----- PROVIDED MATERIAL -----

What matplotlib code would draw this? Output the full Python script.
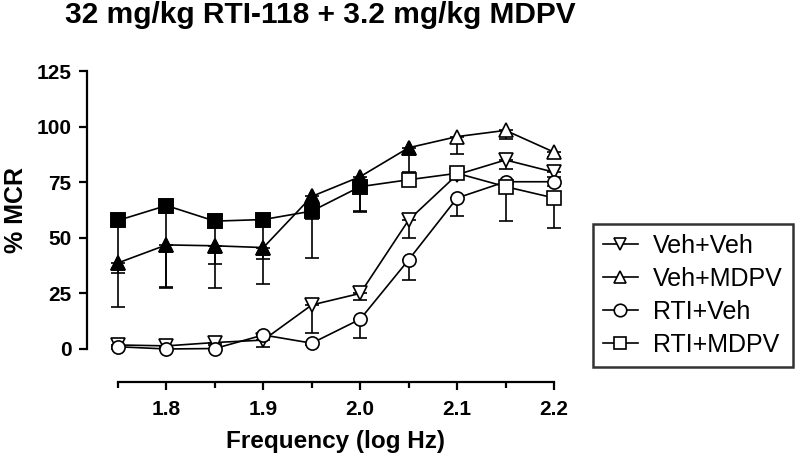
import numpy as np
import matplotlib
matplotlib.use('Agg')
import matplotlib.pyplot as plt
from matplotlib.lines import Line2D

# log Hz frequencies
freq = [1.75, 1.80, 1.85, 1.90, 1.95, 2.00, 2.05, 2.10, 2.15, 2.20]

# % MCR
veh_veh = [1.8, 1.4, 2.9, 4.0, 19.8, 25.0, 58.0, 78.4, 85.0, 79.5]
veh_mdpv = [38.7, 46.8, 46.4, 45.6, 68.6, 77.5, 90.5, 95.5, 98.3, 88.5]
rti_veh = [1.0, 0.0, 0.2, 6.3, 2.6, 13.4, 40.1, 67.9, 75.2, 75.2]
rti_mdpv = [57.8, 64.5, 57.5, 58.2, 62.0, 73.0, 76.1, 79.0, 73.0, 67.9]

# lower SEM (bars only drawn downwards)
veh_veh_err = [1.0, 0.5, 1.0, 3.0, 12.5, 3.0, 8.0, 2.0, 4.0, 2.0]
veh_mdpv_err = [4.5, 19.0, 8.0, 5.0, 10.0, 16.0, 11.0, 8.0, 4.0, 2.0]
rti_veh_err = [1.0, 0.5, 0.5, 1.0, 1.0, 8.6, 9.0, 8.0, 2.0, 2.0]
rti_mdpv_err = [39.0, 37.0, 30.0, 29.0, 21.0, 11.0, 3.0, 2.0, 15.5, 13.5]

# filled symbol = significant
veh_mdpv_sig = [1, 1, 1, 1, 1, 1, 1, 0, 0, 0]
rti_mdpv_sig = [1, 1, 1, 1, 1, 1, 0, 0, 0, 0]

series = [
    ('Veh+Veh', veh_veh, veh_veh_err, 'v', None),
    ('Veh+MDPV', veh_mdpv, veh_mdpv_err, '^', veh_mdpv_sig),
    ('RTI+Veh', rti_veh, rti_veh_err, 'o', None),
    ('RTI+MDPV', rti_mdpv, rti_mdpv_err, 's', rti_mdpv_sig),
]

plain = ['Liberation Sans', 'DejaVu Sans']
plt.rcParams['font.family'] = plain

fig = plt.figure(figsize=(8, 4.59), dpi=100)
ax = fig.add_axes([0.1475, 0.2397, 0.545, 0.6056])

x = np.array(freq)
handles = []
for name, y, err, mk, sig in series:
    y = np.array(y)
    lower = np.array(err)
    ax.errorbar(x, y, yerr=[lower, np.zeros_like(lower)], fmt='none',
                ecolor='black', elinewidth=1.2, capsize=5, capthick=1.2,
                clip_on=False, zorder=2)
    ax.plot(x, y, color='black', lw=1.2, marker=mk, ms=9.5,
            mfc='white', mec='black', mew=1.2, clip_on=False, zorder=3)
    if sig is not None:
        s = np.array(sig, dtype=bool)
        ax.plot(x[s], y[s], ls='none', marker=mk, ms=9.5, mfc='black',
                mec='black', mew=1.2, clip_on=False, zorder=4)
    handles.append(Line2D([], [], color='black', lw=1.2, marker=mk, ms=9,
                          mfc='white', mec='black', mew=1.2, label=name))

ax.set_xlim(1.75, 2.2)
ax.set_ylim(0, 125)
ax.set_xticks([1.8, 1.9, 2.0, 2.1, 2.2])
ax.set_xticks([1.75, 1.85, 1.95, 2.05, 2.15], minor=True)
ax.set_xticklabels(['1.8', '1.9', '2.0', '2.1', '2.2'])
ax.set_yticks([0, 25, 50, 75, 100, 125])

for sp in ['top', 'right']:
    ax.spines[sp].set_visible(False)
ax.spines['left'].set_position(('outward', 22.5))
ax.spines['bottom'].set_position(('outward', 24))
ax.spines['left'].set_linewidth(1.6)
ax.spines['bottom'].set_linewidth(1.6)
ax.tick_params(axis='both', which='major', length=6, width=1.6, pad=5)
ax.tick_params(axis='x', which='minor', length=4, width=1.6)
ax.tick_params(axis='x', which='major', pad=7)
for lab in ax.get_xticklabels() + ax.get_yticklabels():
    lab.set_fontweight('bold')
    lab.set_fontsize(15)

ax.set_xlabel('Frequency (log Hz)', fontsize=17.5, fontweight='bold',
              labelpad=8)
ax.set_ylabel('% MCR', fontsize=18, fontweight='bold', labelpad=6)

fig.text(0.081, 0.95, '32 mg/kg RTI-118 + 3.2 mg/kg MDPV', fontsize=21.5,
         fontweight='bold', ha='left', va='baseline')

leg = fig.legend(handles=handles, loc='upper left',
                 bbox_to_anchor=(0.741, 0.512), frameon=True, fancybox=False,
                 edgecolor='black', fontsize=18, handlelength=1.4,
                 handletextpad=0.6, labelspacing=0.36, borderpad=0.4,
                 borderaxespad=0)
leg.get_frame().set_linewidth(1.8)

fig.savefig('out.png', dpi=100)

-----

**TASK BRIEF:**
Everything from the first line to the line with "2.10, 2.15, 2.20]" must be repeated exactly, and nothing else. Leave the pictures out.

**OUTPUT BELOW:**
What matplotlib code would draw this? Output the full Python script.
import numpy as np
import matplotlib
matplotlib.use('Agg')
import matplotlib.pyplot as plt
from matplotlib.lines import Line2D

# log Hz frequencies
freq = [1.75, 1.80, 1.85, 1.90, 1.95, 2.00, 2.05, 2.10, 2.15, 2.20]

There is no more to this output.